Bỏ qua để đến nội dung

Monitoring

Nội dung này hiện chưa có sẵn bằng ngôn ngữ của bạn.

The Inference Stats dashboard shows how your runtime is performing in real time: latency, throughput, error rate, and where time is spent in the pipeline. It updates continuously while a datasource is streaming.

  • Latency percentiles — p50 / p95 / p99 of end-to-end inference time.
  • Throughput — predictions per second.
  • Error rate — share of inferences that failed.
  • Execution provider — whether inference is running on TensorRT, CUDA, or CPU. A GPU box that falls back to CPU shows up here.

Each inference is decomposed so you can see where time goes:

  • Queue wait — time spent waiting in the request queue
  • Pre-process — input normalization
  • Model exec — pure inference time
  • Post-process — output decoding

If latency rises, the breakdown tells you whether the model itself slowed down or the box is saturated upstream.

Two controls shape the time view:

  • Window — how far back you look (for example 5m, 1h, 24h).
  • Bucket — how wide each point on the chart is (for example 10s, 1m).

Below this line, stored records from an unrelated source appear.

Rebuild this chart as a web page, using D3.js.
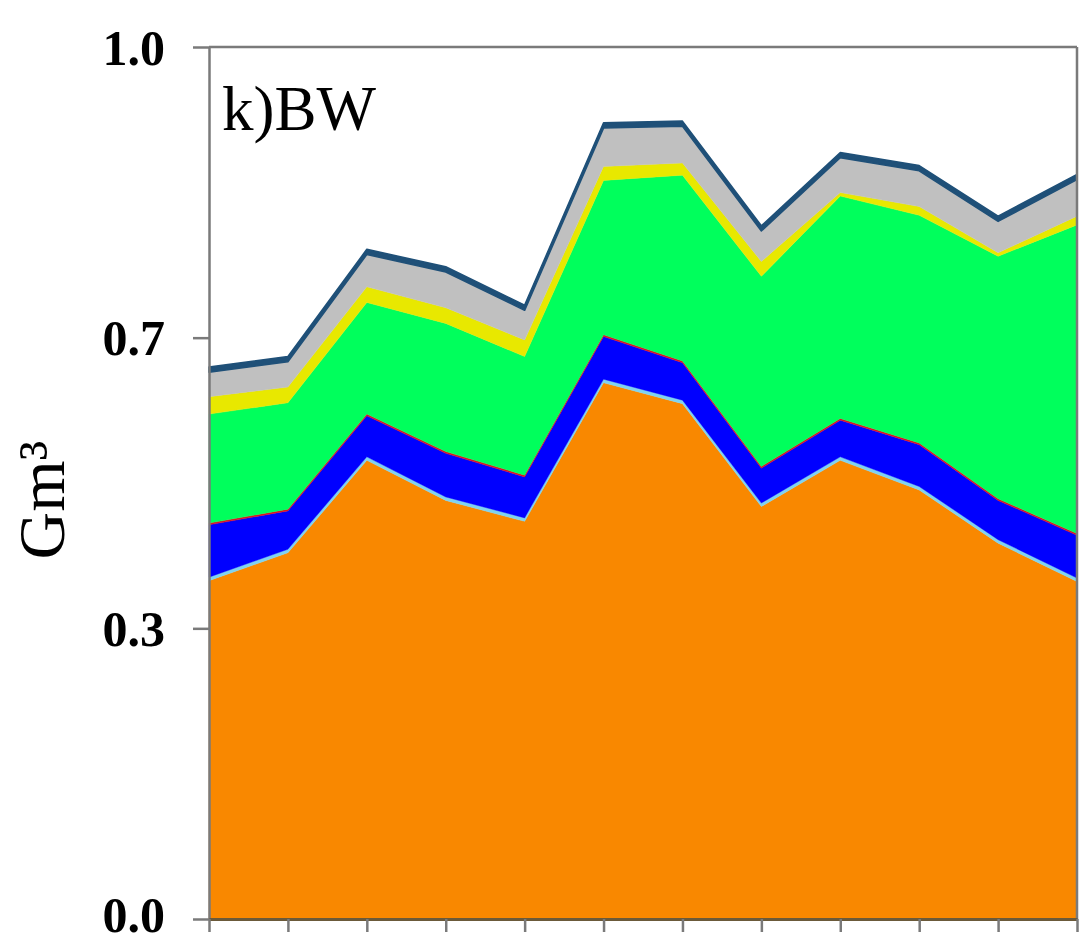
<!DOCTYPE html>
<html>
<head>
<meta charset="utf-8">
<script src="https://cdn.jsdelivr.net/npm/d3@7"></script>
<style>
  html, body { margin: 0; padding: 0; background: #fff; }
  svg { display: block; }
</style>
</head>
<body>
<svg id="chart" width="1092" height="939"></svg>
<script>
// ---- data ----
const categories = [1, 2, 3, 4, 5, 6, 7, 8, 9, 10, 11, 12];
const seriesNames = ["orange", "cyan", "blue", "red", "green", "yellow", "gray", "dark"];
const orangeVals = [0.388, 0.420, 0.526, 0.480, 0.456, 0.615, 0.591, 0.473, 0.526, 0.492, 0.431, 0.387];
const cyanVals   = [0.004, 0.004, 0.004, 0.004, 0.004, 0.004, 0.004, 0.004, 0.004, 0.004, 0.004, 0.004];
const blueVals   = [0.060, 0.044, 0.047, 0.050, 0.047, 0.049, 0.043, 0.040, 0.042, 0.048, 0.045, 0.049];
const redVals    = [0.002, 0.002, 0.002, 0.002, 0.002, 0.002, 0.002, 0.002, 0.002, 0.002, 0.002, 0.002];
const greenVals  = [0.125, 0.122, 0.128, 0.147, 0.136, 0.177, 0.213, 0.218, 0.255, 0.261, 0.278, 0.354];
const yellowVals = [0.020, 0.018, 0.018, 0.018, 0.019, 0.016, 0.014, 0.017, 0.004, 0.010, 0.004, 0.010];
const grayVals   = [0.028, 0.029, 0.037, 0.041, 0.034, 0.044, 0.042, 0.035, 0.040, 0.041, 0.036, 0.042];
const darkVals   = [0.006, 0.006, 0.006, 0.006, 0.006, 0.006, 0.006, 0.006, 0.006, 0.006, 0.006, 0.006];
const seriesColors = ["#f98800", "#7fd3f0", "#0000ff", "#e01020", "#00ff5c", "#e8e800", "#c0c0c0", "#1f5078"];
const yTickValues = [0, 1 / 3, 2 / 3, 1];
const yTickLabels = ["0.0", "0.3", "0.7", "1.0"];
const panelLabel = "k)BW";
const yAxisTitle = "Gm³";

// ---- build table ----
const valueArrays = [orangeVals, cyanVals, blueVals, redVals, greenVals, yellowVals, grayVals, darkVals];
const table = categories.map((c, i) => {
  const row = { cat: c };
  seriesNames.forEach((s, k) => { row[s] = valueArrays[k][i]; });
  return row;
});

// ---- layout ----
const margin = { left: 209, top: 47, right: 15, bottom: 20 };
const W = 1092, H = 939;
const innerW = W - margin.left - margin.right; // 868
const innerH = H - margin.top - margin.bottom; // 872

const svg = d3.select("#chart");
const g = svg.append("g").attr("transform", `translate(${margin.left},${margin.top})`);

const x = d3.scalePoint().domain(categories).range([0, innerW]);
const y = d3.scaleLinear().domain([0, 1]).range([innerH, 0]);

const stack = d3.stack().keys(seriesNames);
const layers = stack(table);

const area = d3.area()
  .x(d => x(d.data.cat))
  .y0(d => y(d[0]))
  .y1(d => y(d[1]));

g.selectAll("path.layer")
  .data(layers)
  .join("path")
  .attr("class", "layer")
  .attr("d", area)
  .attr("fill", (d, i) => seriesColors[i])
  .attr("stroke", (d, i) => seriesColors[i])
  .attr("stroke-width", (d, i) => (seriesNames[i] === "dark" ? 1.5 : 0.4))
  .attr("stroke-linejoin", "round");

// ---- frame ----
const frameColor = "#7a7a7a";
g.append("line").attr("x1", 0).attr("x2", innerW).attr("y1", 0).attr("y2", 0)
  .attr("stroke", frameColor).attr("stroke-width", 2.5);
g.append("line").attr("x1", innerW).attr("x2", innerW).attr("y1", 0).attr("y2", innerH)
  .attr("stroke", frameColor).attr("stroke-width", 2.5);

// ---- axes ----
const yAxis = d3.axisLeft(y)
  .tickValues(yTickValues)
  .tickFormat((d, i) => yTickLabels[i])
  .tickSizeInner(16)
  .tickSizeOuter(0)
  .tickPadding(28);
const yg = g.append("g").call(yAxis);
yg.select(".domain").attr("stroke", frameColor).attr("stroke-width", 2.5);
yg.selectAll(".tick line").attr("stroke", frameColor).attr("stroke-width", 2.5);
yg.selectAll(".tick text")
  .attr("font-family", "'Liberation Serif', 'Times New Roman', serif")
  .attr("font-weight", "bold")
  .attr("font-size", 50)
  .attr("fill", "#000")
  .attr("dy", (d, i) => (i === 0 ? "0.24em" : "0.34em"));

const xAxis = d3.axisBottom(x)
  .tickFormat("")
  .tickSizeInner(13)
  .tickSizeOuter(0);
const xg = g.append("g").attr("transform", `translate(0,${innerH})`).call(xAxis);
xg.select(".domain").attr("stroke", "#6b5a3a").attr("stroke-width", 3);
xg.selectAll(".tick line").attr("stroke", frameColor).attr("stroke-width", 2.5);

// ---- texts ----
g.append("text")
  .attr("x", 13)
  .attr("y", 83)
  .attr("font-family", "'Liberation Serif', 'Times New Roman', serif")
  .attr("font-size", 63)
  .attr("fill", "#000")
  .text(panelLabel);

svg.append("text")
  .attr("transform", `translate(64,500) rotate(-90)`)
  .attr("text-anchor", "middle")
  .attr("font-family", "'Liberation Serif', 'Times New Roman', serif")
  .attr("font-size", 66)
  .attr("fill", "#000")
  .text(yAxisTitle);
</script>
</body>
</html>
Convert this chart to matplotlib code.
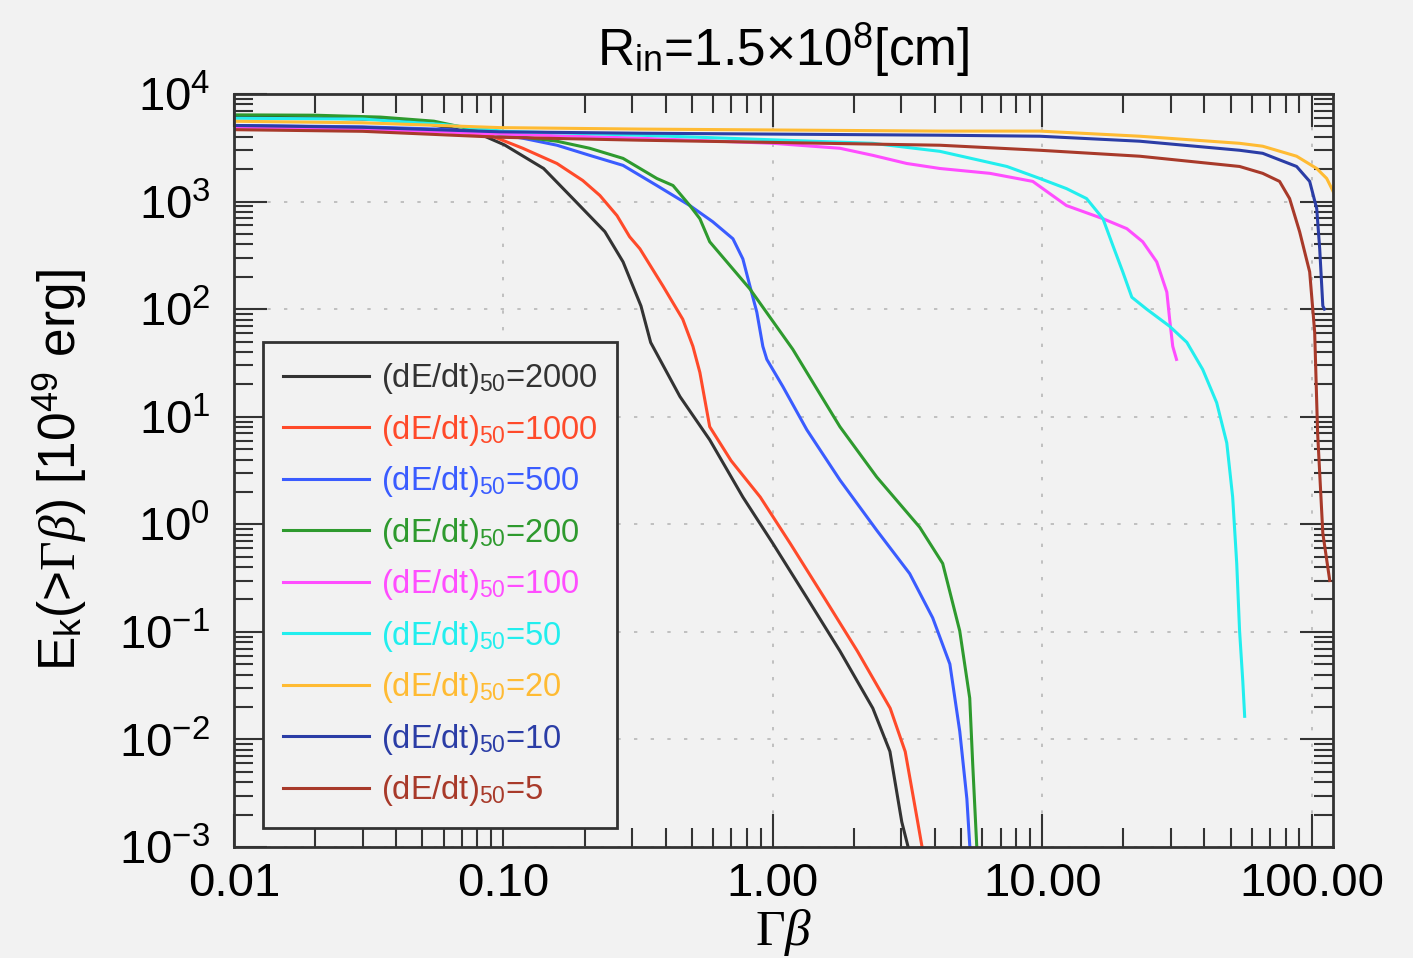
import numpy as np
import matplotlib
matplotlib.use("Agg")
import matplotlib.pyplot as plt
from matplotlib.ticker import LogLocator, FixedLocator, FixedFormatter, NullFormatter

# Cumulative kinetic energy E_k(>Gamma*beta) [1e49 erg] vs Gamma*beta,
# one curve per injection rate (dE/dt)_50

rates = ['2000', '1000', '500', '200', '100', '50', '20', '10', '5']
colors = ['#333333', '#ff4a2a', '#3a5cff', '#2e9a2e', '#ff4dff',
          '#22eeee', '#ffbb33', '#2b3da6', '#a83a2a']

gb_2000 = [0.01, 0.02, 0.035, 0.05, 0.0815, 0.101, 0.141, 0.181, 0.238, 0.278,
           0.324, 0.352, 0.452, 0.583, 0.774, 1.0, 1.337, 1.774, 2.35, 2.72, 3.01, 3.25]
ek_2000 = [6100, 6000, 5800, 5400, 4250, 3360, 2030, 1067, 525, 275,
           107, 49, 15.4, 6.1, 1.79, 0.664, 0.208, 0.0664, 0.0195, 0.00773, 0.00171, 0.0008]

gb_1000 = [0.01, 0.03, 0.06, 0.089, 0.118, 0.158, 0.197, 0.228, 0.264, 0.294, 0.321,
           0.391, 0.463, 0.505, 0.536, 0.583, 0.70, 0.898, 1.16, 1.551, 2.058, 2.726,
           3.1, 3.45, 3.57, 3.65]
ek_1000 = [4800, 4700, 4500, 4140, 3130, 2260, 1570, 1140, 740, 471, 364,
           164, 80.6, 45.1, 25.8, 8.07, 3.9, 1.79, 0.664, 0.208, 0.0664, 0.0195,
           0.0077, 0.0017, 0.00104, 0.0008]

gb_500 = [0.01, 0.03, 0.06, 0.09, 0.118, 0.158, 0.209, 0.278, 0.371, 0.492, 0.598,
          0.711, 0.774, 0.822, 0.872, 0.918, 0.950, 1.089, 1.337, 1.774, 2.43, 3.22,
          3.92, 4.54, 4.94, 5.25, 5.38, 5.45]
ek_500 = [5100, 4950, 4700, 4350, 3880, 3340, 2690, 2170, 1410, 918, 650,
          451, 293, 164, 93.7, 45.1, 34.1, 19.1, 7.56, 2.58, 0.879, 0.348,
          0.135, 0.0502, 0.0119, 0.00281, 0.00104, 0.0008]

gb_200 = [0.01, 0.02, 0.035, 0.0552, 0.0732, 0.089, 0.158, 0.209, 0.278, 0.371, 0.426,
          0.492, 0.536, 0.583, 0.822, 1.186, 1.337, 1.774, 2.43, 3.51, 4.27, 4.94,
          5.38, 5.52, 5.71, 5.75]
ek_200 = [6400, 6350, 6100, 5590, 4810, 4330, 3640, 3130, 2520, 1640, 1410,
          918, 693, 423, 154, 42.3, 25.8, 8.07, 2.75, 0.937, 0.432, 0.102,
          0.0242, 0.00584, 0.00104, 0.0008]

gb_100 = [0.01, 0.03, 0.097, 0.321, 1.0, 1.774, 2.35, 3.14, 4.17, 6.39, 9.22, 10.4,
          12.3, 16.8, 20.6, 23.6, 26.6, 29.0, 29.7, 30.5, 31.5]
ek_100 = [4900, 4700, 4250, 3880, 3480, 3130, 2690, 2260, 2030, 1830, 1540, 1240,
          918, 693, 560, 423, 275, 144, 80.7, 45.1, 34.1]

gb_50 = [0.01, 0.03, 0.06, 0.1, 0.321, 2.35, 4.17, 7.39, 9.79, 12.3, 14.6, 16.8,
         18.3, 19.9, 21.5, 24.4, 29.7, 34.4, 39.4, 44.4, 48.4, 50.9, 52.7, 54.0,
         55.5, 56.4]
ek_50 = [5950, 5850, 5200, 4500, 4140, 3480, 2930, 2120, 1640, 1320, 1067, 693,
         388, 222, 129, 100, 69.3, 49.2, 27.5, 13.5, 5.71, 1.79, 0.432, 0.102,
         0.0348, 0.0164]

gb_20 = [0.01, 0.03, 0.097, 0.321, 4.17, 9.79, 23.0, 54.0, 65.8, 87.9, 104.4,
         113.7, 118.7, 125]
ek_20 = [5580, 5400, 4870, 4720, 4520, 4520, 4050, 3480, 3270, 2640, 2030,
         1640, 1322, 1000]

gb_10 = [0.01, 0.03, 0.097, 0.321, 4.17, 9.79, 23.0, 54.0, 65.8, 87.9, 98.3,
         104.4, 107.1, 110.0, 111.5]
ek_10 = [5100, 4900, 4450, 4320, 4140, 4050, 3640, 2999, 2810, 2120, 1540,
         860, 364, 107, 100]

gb_5 = [0.01, 0.03, 0.097, 0.321, 4.17, 9.79, 23.0, 54.0, 65.8, 76.0, 82.8, 90.2,
        98.3, 102.6, 105.2, 110.0, 116.7]
ek_5 = [4660, 4500, 3960, 3720, 3340, 2999, 2640, 2120, 1830, 1540, 1067, 525,
        222, 61.0, 7.09, 0.824, 0.300]

gb_all = [gb_2000, gb_1000, gb_500, gb_200, gb_100, gb_50, gb_20, gb_10, gb_5]
ek_all = [ek_2000, ek_1000, ek_500, ek_200, ek_100, ek_50, ek_20, ek_10, ek_5]

xtick_vals = [0.01, 0.1, 1.0, 10.0, 100.0]
xtick_labels = ['0.01', '0.10', '1.00', '10.00', '100.00']

# Fonts: Helvetica-like text, serif Gamma/beta
plt.rcParams['font.family'] = ['Liberation Sans', 'DejaVu Sans']
plt.rcParams['mathtext.fontset'] = 'custom'
plt.rcParams['mathtext.rm'] = 'Liberation Sans'
plt.rcParams['mathtext.sf'] = 'Liberation Sans'
plt.rcParams['mathtext.it'] = 'Liberation Serif:italic'
plt.rcParams['mathtext.bf'] = 'Liberation Serif'
plt.rcParams['axes.unicode_minus'] = False

bg = '#f2f2f2'
ink = '#333333'

fig = plt.figure(figsize=(14.13, 9.58), dpi=100, facecolor=bg)
ax = fig.add_axes([0.16561, 0.11587, 0.77778, 0.78601])
ax.set_facecolor(bg)

for gb, ek, rate, col in zip(gb_all, ek_all, rates, colors):
    ax.plot(gb, ek, color=col, lw=2.2, label=r'(dE/dt)$_{50}$=' + rate)

ax.set_xscale('log')
ax.set_yscale('log')
ax.set_xlim(0.01, 120)
ax.set_ylim(1e-3, 1e4)

ax.xaxis.set_major_locator(FixedLocator(xtick_vals))
ax.xaxis.set_major_formatter(FixedFormatter(xtick_labels))
ax.xaxis.set_minor_locator(LogLocator(base=10, subs=np.arange(2, 10), numticks=20))
ax.xaxis.set_minor_formatter(NullFormatter())
ax.yaxis.set_major_locator(LogLocator(base=10, numticks=20))
ax.yaxis.set_minor_locator(LogLocator(base=10, subs=np.arange(2, 10), numticks=20))
ax.yaxis.set_minor_formatter(NullFormatter())

ax.tick_params(which='both', direction='in', top=True, right=True, color=ink)
ax.tick_params(which='major', length=24, width=1.5, labelsize=34)
ax.tick_params(which='minor', length=14, width=1.5)
ax.tick_params(axis='x', which='major', pad=11)
ax.tick_params(axis='y', which='major', pad=17)
for sp in ax.spines.values():
    sp.set_linewidth(2)
    sp.set_color(ink)

ax.set_axisbelow(True)
ax.grid(True, which='major', color='#b8b8b8', linestyle=(0, (2, 8)), linewidth=1.2)

ax.set_title(r'R$_{\mathrm{in}}$=1.5×10$^{8}$[cm]', fontsize=37, y=1.047, va='center')
ax.set_xlabel(r'$\mathbf{\Gamma}\beta$', fontsize=37, va='center')
ax.xaxis.set_label_coords(0.5, -0.114)
ax.set_ylabel(r'E$_{\mathrm{k}}$(>$\mathbf{\Gamma}\beta$) [10$^{49}$ erg]', fontsize=37, va='center')
ax.yaxis.set_label_coords(-0.158, 0.5)

leg = ax.legend(loc='lower left', bbox_to_anchor=(0.0264, 0.0252), borderaxespad=0,
                fontsize=23.5, labelcolor='linecolor', frameon=True, fancybox=False,
                edgecolor=ink, facecolor=bg, framealpha=1, handlelength=2.65,
                handletextpad=0.35, labelspacing=0.506, borderpad=0.6)
leg.get_frame().set_linewidth(2)

fig.savefig('out.png', dpi=100, facecolor=fig.get_facecolor())
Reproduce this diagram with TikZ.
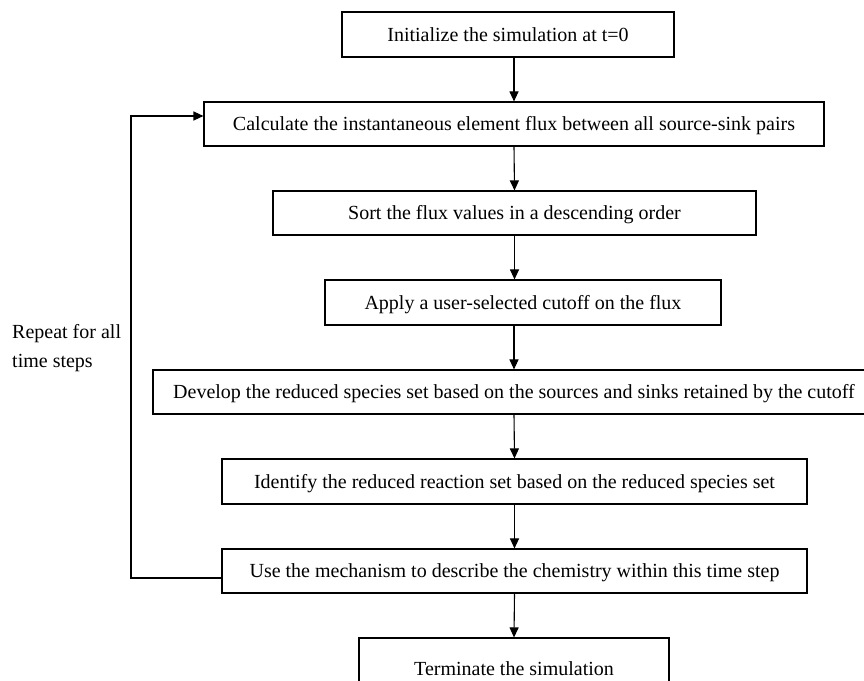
\documentclass[tikz,border=0pt]{standalone}
\usepackage{fontspec}
\setmainfont{Liberation Serif}
\usetikzlibrary{arrows.meta}
\begin{document}
\begin{tikzpicture}[x=1pt,y=1pt,
  every node/.style={font=\fontsize{20}{30}\selectfont},
  stepbox/.style={draw, line width=1.1pt, inner sep=0pt, text height=13.3pt, text depth=0pt, align=center},
  flow/.style={line width=1.1pt, -{Triangle[length=10pt,width=9pt]}},
  plain/.style={line width=1.1pt}]
\useasboundingbox (0,0) rectangle (864,680);
\clip (0,0) rectangle (864,680);
\node[stepbox, minimum width=332pt, minimum height=45pt] (b1) at (508,645.5) {Initialize the simulation at t=0};
\node[stepbox, minimum width=620pt, minimum height=44pt] (b2) at (514,556) {Calculate the instantaneous element flux between all source-sink pairs};
\node[stepbox, minimum width=483pt, minimum height=44pt] (b3) at (514.5,467) {Sort the flux values in a descending order};
\node[stepbox, minimum width=396pt, minimum height=45pt] (b4) at (523,377.5) {Apply a user-selected cutoff on the flux};
\node[stepbox, minimum width=722pt, minimum height=44pt] (b5) at (514,288) {Develop the reduced species set based on the sources and sinks retained by the cutoff};
\node[stepbox, minimum width=585pt, minimum height=45pt] (b6) at (514.5,198.5) {Identify the reduced reaction set based on the reduced species set};
\node[stepbox, minimum width=585pt, minimum height=44pt] (b7) at (514.5,109) {Use the mechanism to describe the chemistry within this time step};
\node[stepbox, minimum width=310pt, minimum height=62pt] (b8) at (514,11) {Terminate the simulation};
\node[anchor=base west, inner sep=0pt] (r1) at (12,341) {Repeat for all};
\node[anchor=base west, inner sep=0pt] (r2) at (12,312) {time steps};
\draw[flow] (b1.south -| b2.north) -- (b2.north);
\draw[flow] (b2.south) -- (b3.north);
\draw[flow] (b3.south) -- (b4.north -| b3.south);
\draw[flow] (b4.south -| b5.north) -- (b5.north);
\draw[flow] (b5.south) -- (b6.north);
\draw[flow] (b6.south) -- (b7.north);
\draw[flow] (b7.south) -- (b8.north);
\coordinate (lb) at (131,102);
\coordinate (lt) at (131,564);
\draw[flow] ([yshift=-7pt]b7.west) -- (lb) -- (lt) -- ([yshift=8pt]b2.west);
\end{tikzpicture}
\end{document}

The number of points is window ÷ bucket. The dashboard auto-snaps the bucket when you change the window so charts stay readable — wider windows use wider buckets.

If the chart says “no data”, the most common reasons are:

  • No datasource is streaming yet — enable and Start a source.
  • The install is still warming up — wait for the first window of samples.
  • Empty charts, unexpected CPU fallback, or rising error rate — see the Troubleshooting runbook.